* **Given instruction**
From the entries below, extract every line that includes the word "this".

[BEGIN Material for the task]

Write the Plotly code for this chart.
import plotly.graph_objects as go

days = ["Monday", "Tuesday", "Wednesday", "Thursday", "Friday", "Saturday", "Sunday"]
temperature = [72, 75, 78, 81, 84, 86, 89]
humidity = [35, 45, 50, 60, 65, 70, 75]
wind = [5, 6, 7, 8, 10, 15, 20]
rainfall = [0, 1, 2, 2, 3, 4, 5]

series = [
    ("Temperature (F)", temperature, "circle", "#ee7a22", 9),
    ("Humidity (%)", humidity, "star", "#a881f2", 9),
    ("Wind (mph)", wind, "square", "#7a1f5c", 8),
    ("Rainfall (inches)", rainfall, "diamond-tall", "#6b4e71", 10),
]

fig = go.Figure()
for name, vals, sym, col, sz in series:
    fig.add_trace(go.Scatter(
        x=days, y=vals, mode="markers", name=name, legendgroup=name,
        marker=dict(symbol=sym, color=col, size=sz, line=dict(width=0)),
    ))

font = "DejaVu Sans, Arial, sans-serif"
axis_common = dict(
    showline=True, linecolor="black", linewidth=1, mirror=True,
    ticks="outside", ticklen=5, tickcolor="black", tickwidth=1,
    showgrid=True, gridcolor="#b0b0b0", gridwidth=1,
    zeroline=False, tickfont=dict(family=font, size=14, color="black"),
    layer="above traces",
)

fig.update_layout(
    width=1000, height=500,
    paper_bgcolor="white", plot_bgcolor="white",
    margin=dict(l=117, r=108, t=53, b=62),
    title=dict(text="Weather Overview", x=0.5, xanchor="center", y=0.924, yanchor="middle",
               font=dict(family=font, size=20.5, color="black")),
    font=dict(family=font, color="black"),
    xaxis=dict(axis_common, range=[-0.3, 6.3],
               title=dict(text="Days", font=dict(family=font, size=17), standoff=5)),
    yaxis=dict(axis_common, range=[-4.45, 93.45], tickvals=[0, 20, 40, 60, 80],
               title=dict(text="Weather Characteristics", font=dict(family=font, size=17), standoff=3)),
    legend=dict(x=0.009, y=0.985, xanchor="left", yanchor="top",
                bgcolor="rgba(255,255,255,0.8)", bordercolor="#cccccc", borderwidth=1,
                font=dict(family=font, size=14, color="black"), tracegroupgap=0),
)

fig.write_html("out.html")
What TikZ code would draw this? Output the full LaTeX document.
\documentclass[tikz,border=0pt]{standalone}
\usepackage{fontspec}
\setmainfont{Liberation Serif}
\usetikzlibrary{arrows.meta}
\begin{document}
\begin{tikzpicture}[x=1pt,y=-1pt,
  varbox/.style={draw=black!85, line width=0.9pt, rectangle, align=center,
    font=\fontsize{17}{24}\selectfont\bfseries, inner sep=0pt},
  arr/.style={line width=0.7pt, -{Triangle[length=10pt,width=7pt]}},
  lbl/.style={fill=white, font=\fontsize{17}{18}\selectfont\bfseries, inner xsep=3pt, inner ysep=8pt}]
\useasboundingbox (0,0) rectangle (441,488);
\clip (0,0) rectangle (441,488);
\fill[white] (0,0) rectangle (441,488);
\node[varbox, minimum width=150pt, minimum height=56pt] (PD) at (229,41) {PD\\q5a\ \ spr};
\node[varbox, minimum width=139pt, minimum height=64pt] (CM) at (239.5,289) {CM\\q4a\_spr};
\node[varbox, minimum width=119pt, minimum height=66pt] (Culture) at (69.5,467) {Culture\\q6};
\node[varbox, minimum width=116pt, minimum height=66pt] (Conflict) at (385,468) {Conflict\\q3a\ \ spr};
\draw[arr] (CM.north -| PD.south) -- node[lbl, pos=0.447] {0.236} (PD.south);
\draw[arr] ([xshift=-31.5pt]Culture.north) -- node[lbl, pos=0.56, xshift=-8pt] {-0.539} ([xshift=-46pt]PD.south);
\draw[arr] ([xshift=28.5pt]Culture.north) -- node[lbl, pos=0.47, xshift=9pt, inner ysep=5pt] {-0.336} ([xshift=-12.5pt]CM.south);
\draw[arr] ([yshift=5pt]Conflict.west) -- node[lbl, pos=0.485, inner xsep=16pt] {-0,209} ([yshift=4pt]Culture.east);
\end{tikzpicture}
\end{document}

[END Material for the task]

* **Expected answer**
Write the Plotly code for this chart.
What TikZ code would draw this? Output the full LaTeX document.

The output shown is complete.